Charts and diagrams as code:
────────────────────────────────────────
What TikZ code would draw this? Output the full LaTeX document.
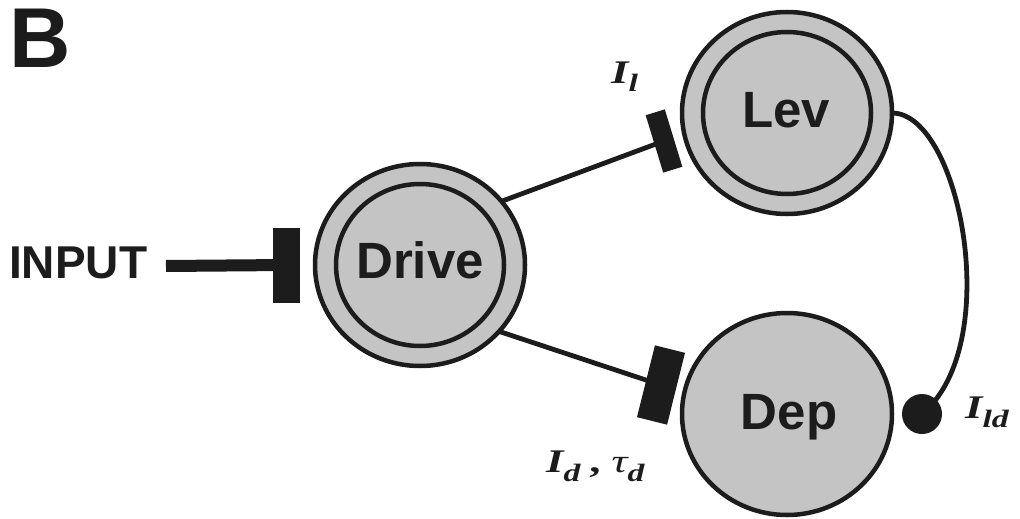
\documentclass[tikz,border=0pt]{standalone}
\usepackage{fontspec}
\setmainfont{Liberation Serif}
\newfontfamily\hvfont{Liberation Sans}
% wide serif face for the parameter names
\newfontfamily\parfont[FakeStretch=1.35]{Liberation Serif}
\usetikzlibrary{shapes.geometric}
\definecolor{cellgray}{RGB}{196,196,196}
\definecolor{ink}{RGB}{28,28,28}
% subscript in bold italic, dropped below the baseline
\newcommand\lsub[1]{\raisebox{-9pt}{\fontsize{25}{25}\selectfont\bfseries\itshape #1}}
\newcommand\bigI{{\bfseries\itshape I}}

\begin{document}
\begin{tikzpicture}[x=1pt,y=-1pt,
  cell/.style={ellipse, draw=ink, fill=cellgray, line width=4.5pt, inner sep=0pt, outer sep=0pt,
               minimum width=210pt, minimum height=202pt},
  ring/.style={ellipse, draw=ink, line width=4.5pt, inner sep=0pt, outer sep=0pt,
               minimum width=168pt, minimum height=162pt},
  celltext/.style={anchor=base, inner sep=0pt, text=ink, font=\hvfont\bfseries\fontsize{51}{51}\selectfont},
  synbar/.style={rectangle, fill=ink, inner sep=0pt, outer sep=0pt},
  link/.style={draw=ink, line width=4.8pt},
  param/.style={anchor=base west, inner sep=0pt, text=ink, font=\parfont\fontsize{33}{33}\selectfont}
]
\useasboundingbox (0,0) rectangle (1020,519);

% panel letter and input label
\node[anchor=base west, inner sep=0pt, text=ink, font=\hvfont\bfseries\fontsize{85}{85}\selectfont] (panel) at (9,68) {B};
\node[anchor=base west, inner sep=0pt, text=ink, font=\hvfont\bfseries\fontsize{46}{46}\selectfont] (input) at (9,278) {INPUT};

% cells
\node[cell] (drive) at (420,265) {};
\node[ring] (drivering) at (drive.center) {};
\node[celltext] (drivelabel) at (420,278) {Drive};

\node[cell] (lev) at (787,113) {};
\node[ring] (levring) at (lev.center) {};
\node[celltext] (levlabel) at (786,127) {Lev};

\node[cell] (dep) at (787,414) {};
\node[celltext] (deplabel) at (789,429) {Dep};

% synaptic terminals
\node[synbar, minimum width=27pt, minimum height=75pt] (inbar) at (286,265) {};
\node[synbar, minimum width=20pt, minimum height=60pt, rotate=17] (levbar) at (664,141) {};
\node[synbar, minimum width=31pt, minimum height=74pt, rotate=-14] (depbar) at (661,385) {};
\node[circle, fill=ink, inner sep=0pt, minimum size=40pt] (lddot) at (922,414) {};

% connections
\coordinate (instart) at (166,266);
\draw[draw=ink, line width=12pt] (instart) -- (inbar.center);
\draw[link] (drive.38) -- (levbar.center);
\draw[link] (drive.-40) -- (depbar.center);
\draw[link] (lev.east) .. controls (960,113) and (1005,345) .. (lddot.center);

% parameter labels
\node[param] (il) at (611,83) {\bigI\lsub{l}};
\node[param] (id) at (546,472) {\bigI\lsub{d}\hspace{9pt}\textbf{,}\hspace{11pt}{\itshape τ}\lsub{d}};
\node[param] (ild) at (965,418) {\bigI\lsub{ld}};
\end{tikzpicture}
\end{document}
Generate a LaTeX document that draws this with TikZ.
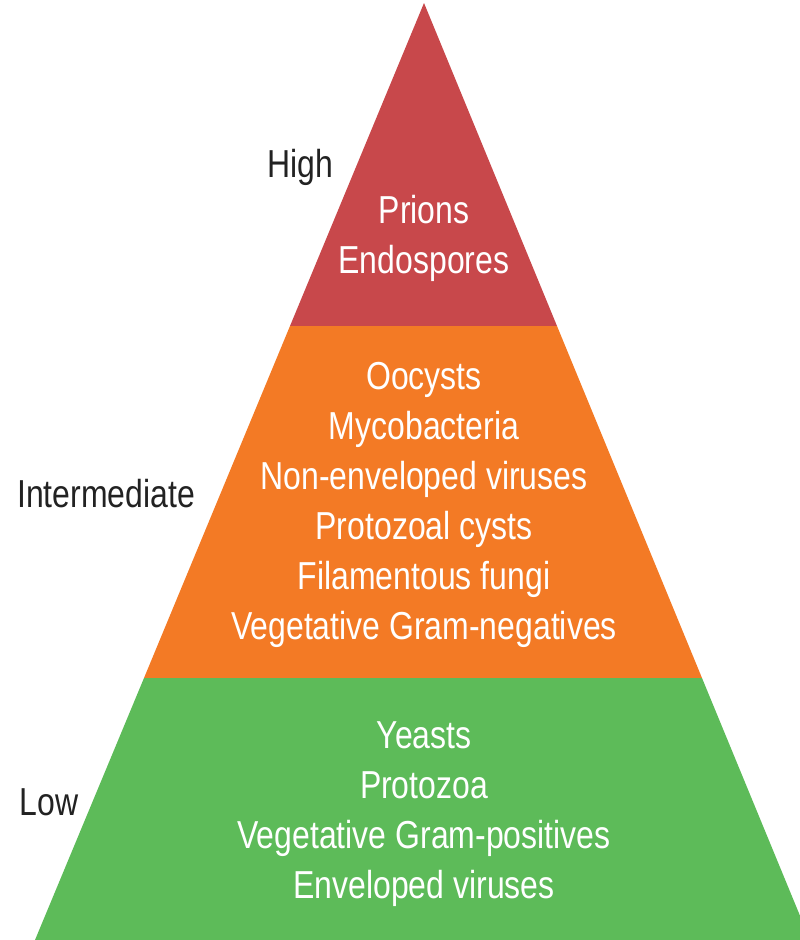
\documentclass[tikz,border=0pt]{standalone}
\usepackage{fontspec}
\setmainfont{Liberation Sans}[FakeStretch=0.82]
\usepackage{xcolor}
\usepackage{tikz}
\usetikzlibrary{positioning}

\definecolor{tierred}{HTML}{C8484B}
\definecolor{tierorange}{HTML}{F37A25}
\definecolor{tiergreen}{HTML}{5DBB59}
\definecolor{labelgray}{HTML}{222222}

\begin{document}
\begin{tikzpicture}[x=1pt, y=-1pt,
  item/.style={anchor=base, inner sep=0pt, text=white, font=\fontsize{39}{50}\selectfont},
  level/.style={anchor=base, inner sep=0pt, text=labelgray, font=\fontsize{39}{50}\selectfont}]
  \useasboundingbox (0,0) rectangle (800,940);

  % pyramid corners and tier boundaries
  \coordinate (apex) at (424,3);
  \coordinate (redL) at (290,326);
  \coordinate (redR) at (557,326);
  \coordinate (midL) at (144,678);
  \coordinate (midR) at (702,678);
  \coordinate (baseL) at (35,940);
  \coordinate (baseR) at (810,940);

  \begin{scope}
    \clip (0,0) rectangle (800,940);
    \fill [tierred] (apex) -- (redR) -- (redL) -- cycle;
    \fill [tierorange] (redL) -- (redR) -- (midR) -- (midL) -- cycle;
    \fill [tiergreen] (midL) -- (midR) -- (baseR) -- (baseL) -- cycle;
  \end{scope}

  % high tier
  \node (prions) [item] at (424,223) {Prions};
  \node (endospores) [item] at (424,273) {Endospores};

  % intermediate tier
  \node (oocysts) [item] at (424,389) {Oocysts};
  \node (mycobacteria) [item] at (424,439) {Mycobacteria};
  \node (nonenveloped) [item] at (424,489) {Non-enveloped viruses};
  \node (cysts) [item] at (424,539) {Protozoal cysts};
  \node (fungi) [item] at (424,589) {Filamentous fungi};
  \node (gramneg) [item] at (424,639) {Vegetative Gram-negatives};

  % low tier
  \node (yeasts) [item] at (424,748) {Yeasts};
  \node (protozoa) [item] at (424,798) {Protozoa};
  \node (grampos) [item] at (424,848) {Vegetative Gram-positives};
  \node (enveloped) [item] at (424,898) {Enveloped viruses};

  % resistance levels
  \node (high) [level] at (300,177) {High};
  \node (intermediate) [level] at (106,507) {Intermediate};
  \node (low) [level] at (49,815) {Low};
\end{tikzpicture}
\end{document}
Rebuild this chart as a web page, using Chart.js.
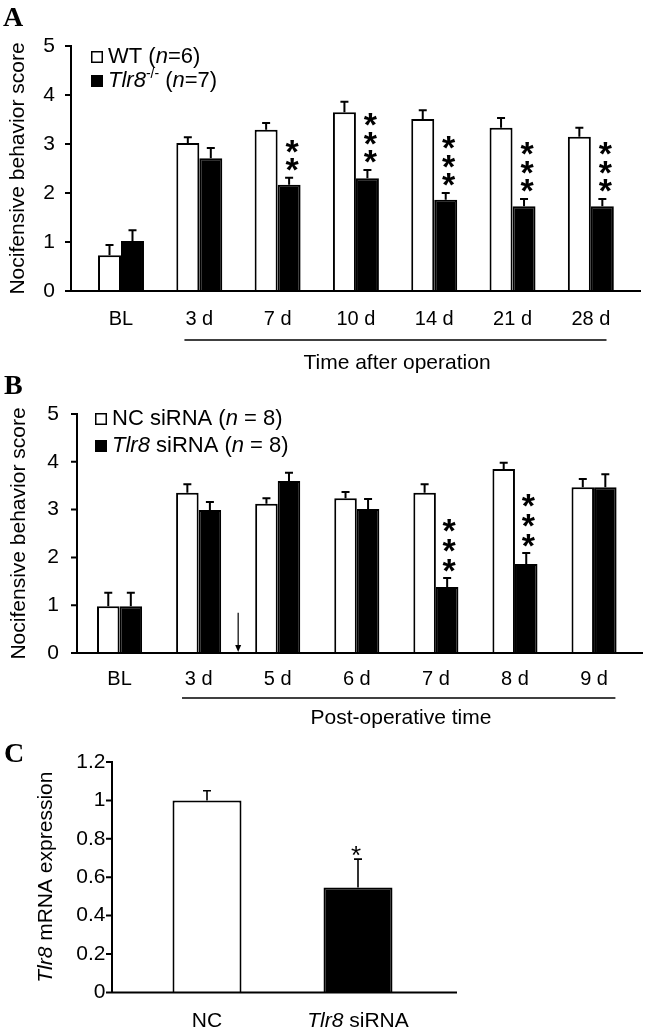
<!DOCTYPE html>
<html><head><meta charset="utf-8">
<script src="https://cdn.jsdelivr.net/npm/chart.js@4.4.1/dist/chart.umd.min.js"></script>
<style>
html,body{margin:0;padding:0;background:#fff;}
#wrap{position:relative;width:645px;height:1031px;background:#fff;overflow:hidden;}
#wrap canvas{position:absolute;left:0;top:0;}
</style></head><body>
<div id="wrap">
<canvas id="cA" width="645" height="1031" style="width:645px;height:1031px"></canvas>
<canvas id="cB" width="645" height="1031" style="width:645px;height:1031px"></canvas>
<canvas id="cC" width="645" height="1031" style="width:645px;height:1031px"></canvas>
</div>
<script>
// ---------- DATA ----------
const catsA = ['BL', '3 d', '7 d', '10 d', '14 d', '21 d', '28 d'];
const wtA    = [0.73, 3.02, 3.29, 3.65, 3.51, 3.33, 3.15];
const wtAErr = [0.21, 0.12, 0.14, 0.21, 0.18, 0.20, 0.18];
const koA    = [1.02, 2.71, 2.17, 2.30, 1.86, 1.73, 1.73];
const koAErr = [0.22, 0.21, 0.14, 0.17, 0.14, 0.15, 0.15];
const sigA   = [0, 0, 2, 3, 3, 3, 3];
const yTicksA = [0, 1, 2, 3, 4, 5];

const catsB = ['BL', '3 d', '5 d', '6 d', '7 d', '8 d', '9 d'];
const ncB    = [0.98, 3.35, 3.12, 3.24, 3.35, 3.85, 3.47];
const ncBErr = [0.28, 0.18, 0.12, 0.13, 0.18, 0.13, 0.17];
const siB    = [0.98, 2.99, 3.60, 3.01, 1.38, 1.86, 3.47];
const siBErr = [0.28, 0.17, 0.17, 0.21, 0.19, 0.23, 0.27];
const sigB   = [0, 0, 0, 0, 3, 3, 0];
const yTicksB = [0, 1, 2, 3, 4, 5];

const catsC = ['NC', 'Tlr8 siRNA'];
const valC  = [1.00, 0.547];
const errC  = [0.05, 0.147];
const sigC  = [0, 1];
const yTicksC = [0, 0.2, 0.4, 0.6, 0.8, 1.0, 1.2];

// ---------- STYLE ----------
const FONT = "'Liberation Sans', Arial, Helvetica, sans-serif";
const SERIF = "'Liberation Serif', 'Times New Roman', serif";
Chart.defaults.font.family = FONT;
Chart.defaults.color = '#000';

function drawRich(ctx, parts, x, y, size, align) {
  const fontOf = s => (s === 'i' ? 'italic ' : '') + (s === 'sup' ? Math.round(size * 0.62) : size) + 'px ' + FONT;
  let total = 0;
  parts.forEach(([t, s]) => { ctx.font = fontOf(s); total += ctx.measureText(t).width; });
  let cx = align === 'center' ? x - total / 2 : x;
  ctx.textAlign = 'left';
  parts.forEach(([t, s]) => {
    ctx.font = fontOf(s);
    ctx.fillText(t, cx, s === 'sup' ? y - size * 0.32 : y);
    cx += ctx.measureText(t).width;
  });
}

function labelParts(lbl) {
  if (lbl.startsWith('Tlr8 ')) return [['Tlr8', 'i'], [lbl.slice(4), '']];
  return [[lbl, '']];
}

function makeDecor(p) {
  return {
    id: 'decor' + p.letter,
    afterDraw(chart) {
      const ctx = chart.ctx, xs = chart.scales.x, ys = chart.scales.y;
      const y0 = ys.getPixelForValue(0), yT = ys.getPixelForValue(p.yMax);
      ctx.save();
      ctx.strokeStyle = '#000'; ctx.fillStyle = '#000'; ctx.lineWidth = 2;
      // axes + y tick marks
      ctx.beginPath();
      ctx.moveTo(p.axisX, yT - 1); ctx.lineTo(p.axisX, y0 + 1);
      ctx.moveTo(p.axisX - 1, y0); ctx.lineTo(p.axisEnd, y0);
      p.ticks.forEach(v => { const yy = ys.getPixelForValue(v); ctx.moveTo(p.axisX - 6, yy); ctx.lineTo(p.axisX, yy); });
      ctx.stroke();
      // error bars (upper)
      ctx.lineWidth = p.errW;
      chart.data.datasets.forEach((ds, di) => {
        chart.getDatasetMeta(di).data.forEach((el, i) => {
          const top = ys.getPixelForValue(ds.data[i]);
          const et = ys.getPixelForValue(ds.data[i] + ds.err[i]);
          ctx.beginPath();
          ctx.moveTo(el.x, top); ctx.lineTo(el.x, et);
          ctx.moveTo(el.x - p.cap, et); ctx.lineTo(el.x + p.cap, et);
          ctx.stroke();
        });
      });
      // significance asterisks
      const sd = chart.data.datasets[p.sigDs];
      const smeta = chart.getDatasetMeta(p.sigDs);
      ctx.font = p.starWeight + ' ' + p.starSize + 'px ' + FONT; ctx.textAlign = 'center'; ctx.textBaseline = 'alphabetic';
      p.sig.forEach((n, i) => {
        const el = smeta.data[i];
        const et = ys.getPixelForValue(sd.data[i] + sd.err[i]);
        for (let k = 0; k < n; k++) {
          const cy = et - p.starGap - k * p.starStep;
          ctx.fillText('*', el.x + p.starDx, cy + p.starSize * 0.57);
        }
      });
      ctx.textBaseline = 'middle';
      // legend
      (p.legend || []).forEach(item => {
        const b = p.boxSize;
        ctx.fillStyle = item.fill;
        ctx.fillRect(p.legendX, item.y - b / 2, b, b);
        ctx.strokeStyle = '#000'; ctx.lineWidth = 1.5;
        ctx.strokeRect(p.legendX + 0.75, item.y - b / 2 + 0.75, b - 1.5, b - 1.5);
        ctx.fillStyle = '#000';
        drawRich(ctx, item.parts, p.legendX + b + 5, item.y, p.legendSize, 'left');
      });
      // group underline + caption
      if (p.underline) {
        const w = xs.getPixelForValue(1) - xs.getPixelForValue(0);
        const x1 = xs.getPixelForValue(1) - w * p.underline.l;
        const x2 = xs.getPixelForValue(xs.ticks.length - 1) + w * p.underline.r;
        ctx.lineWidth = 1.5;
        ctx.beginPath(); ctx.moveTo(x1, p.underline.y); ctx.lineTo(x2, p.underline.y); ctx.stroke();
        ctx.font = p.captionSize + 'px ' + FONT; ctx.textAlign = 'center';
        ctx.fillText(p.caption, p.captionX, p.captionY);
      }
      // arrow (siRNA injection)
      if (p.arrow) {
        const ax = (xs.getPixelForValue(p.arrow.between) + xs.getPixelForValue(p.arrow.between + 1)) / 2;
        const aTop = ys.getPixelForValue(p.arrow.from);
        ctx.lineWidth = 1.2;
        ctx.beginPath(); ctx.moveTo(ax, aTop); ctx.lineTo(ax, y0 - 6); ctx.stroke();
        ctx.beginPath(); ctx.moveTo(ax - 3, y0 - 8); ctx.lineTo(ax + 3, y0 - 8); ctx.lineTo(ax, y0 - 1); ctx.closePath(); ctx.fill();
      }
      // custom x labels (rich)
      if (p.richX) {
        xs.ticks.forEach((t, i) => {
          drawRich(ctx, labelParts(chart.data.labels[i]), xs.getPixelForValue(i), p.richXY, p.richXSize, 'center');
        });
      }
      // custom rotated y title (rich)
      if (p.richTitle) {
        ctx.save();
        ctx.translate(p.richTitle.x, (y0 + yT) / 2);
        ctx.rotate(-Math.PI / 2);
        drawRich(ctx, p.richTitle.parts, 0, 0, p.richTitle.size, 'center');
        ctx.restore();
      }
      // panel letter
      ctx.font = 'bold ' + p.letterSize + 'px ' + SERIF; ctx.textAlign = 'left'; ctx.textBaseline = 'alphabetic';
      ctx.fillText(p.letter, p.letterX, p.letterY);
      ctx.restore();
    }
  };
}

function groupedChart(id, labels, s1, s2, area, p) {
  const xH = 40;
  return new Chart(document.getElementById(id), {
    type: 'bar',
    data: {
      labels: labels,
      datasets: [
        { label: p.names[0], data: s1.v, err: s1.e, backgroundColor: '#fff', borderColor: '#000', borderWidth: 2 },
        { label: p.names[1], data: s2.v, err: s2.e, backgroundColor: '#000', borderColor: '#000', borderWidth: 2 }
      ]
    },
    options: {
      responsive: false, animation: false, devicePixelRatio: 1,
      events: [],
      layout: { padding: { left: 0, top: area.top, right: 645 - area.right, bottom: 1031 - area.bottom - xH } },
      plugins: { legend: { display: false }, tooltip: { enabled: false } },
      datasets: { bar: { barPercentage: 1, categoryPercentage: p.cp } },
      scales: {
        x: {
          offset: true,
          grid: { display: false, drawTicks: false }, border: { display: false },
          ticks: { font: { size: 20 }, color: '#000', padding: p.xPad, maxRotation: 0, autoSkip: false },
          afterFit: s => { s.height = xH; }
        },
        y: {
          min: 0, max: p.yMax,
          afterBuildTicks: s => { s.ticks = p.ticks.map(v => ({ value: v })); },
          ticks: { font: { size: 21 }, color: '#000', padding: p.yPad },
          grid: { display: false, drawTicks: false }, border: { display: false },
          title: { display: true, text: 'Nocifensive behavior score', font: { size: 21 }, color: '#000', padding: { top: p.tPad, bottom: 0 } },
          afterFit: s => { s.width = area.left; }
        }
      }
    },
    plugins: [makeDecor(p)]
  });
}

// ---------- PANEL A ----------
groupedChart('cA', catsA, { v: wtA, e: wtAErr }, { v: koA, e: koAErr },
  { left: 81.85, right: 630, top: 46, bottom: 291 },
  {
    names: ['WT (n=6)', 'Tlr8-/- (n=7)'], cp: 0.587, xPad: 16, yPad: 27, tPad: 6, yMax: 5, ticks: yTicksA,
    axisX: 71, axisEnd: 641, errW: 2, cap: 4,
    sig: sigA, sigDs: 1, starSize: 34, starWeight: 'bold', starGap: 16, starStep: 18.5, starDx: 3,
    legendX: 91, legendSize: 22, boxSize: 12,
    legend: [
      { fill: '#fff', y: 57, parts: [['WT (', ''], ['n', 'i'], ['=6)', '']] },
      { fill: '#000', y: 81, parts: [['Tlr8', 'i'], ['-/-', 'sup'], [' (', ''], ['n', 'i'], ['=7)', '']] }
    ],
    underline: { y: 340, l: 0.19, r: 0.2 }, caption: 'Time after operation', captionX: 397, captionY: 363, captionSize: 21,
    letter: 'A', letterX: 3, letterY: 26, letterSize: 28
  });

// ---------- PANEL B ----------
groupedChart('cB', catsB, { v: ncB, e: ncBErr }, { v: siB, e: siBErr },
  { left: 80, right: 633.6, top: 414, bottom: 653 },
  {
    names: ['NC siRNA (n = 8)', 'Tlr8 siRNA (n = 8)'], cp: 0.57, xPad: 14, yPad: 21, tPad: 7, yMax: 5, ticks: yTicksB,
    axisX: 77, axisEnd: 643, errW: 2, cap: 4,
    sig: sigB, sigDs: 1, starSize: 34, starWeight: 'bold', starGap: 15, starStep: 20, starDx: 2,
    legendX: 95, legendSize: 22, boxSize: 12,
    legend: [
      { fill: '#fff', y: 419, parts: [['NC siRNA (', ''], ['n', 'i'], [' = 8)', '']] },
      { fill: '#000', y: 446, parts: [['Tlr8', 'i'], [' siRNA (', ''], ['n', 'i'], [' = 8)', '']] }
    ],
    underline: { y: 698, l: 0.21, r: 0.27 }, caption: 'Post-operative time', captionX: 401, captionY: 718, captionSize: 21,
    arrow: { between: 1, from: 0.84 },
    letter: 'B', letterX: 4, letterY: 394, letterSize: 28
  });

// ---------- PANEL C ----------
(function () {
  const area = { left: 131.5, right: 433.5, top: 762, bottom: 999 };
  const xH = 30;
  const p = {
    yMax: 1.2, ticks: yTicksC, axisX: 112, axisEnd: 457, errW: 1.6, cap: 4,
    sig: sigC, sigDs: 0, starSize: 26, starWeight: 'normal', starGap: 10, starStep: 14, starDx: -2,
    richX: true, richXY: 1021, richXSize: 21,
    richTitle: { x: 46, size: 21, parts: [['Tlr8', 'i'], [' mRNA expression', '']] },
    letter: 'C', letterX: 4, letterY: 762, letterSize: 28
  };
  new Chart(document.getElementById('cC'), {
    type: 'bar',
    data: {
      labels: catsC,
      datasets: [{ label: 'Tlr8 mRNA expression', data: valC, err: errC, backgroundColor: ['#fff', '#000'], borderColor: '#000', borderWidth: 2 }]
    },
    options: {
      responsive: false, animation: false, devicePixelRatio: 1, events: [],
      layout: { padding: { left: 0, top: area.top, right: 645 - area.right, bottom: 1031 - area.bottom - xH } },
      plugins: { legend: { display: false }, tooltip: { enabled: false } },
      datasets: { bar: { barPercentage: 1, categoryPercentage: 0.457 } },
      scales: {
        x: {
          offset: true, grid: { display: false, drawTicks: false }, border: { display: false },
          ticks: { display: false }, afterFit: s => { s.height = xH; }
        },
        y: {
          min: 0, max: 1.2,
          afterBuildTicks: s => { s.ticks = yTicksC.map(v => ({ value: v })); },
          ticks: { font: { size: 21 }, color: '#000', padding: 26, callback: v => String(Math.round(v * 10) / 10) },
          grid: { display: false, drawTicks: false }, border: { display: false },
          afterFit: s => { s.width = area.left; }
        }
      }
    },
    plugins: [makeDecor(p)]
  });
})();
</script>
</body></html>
────────────────────────────────────────
In the listing above, find the line with "Generate a LaTeX" and the line with "(endospores) [item] at". Copy exactly those lines and all between them, minus the images.

» **OUTPUT OF THE EXERCISE**
Generate a LaTeX document that draws this with TikZ.
\documentclass[tikz,border=0pt]{standalone}
\usepackage{fontspec}
\setmainfont{Liberation Sans}[FakeStretch=0.82]
\usepackage{xcolor}
\usepackage{tikz}
\usetikzlibrary{positioning}

\definecolor{tierred}{HTML}{C8484B}
\definecolor{tierorange}{HTML}{F37A25}
\definecolor{tiergreen}{HTML}{5DBB59}
\definecolor{labelgray}{HTML}{222222}

\begin{document}
\begin{tikzpicture}[x=1pt, y=-1pt,
  item/.style={anchor=base, inner sep=0pt, text=white, font=\fontsize{39}{50}\selectfont},
  level/.style={anchor=base, inner sep=0pt, text=labelgray, font=\fontsize{39}{50}\selectfont}]
  \useasboundingbox (0,0) rectangle (800,940);

  % pyramid corners and tier boundaries
  \coordinate (apex) at (424,3);
  \coordinate (redL) at (290,326);
  \coordinate (redR) at (557,326);
  \coordinate (midL) at (144,678);
  \coordinate (midR) at (702,678);
  \coordinate (baseL) at (35,940);
  \coordinate (baseR) at (810,940);

  \begin{scope}
    \clip (0,0) rectangle (800,940);
    \fill [tierred] (apex) -- (redR) -- (redL) -- cycle;
    \fill [tierorange] (redL) -- (redR) -- (midR) -- (midL) -- cycle;
    \fill [tiergreen] (midL) -- (midR) -- (baseR) -- (baseL) -- cycle;
  \end{scope}

  % high tier
  \node (prions) [item] at (424,223) {Prions};
  \node (endospores) [item] at (424,273) {Endospores};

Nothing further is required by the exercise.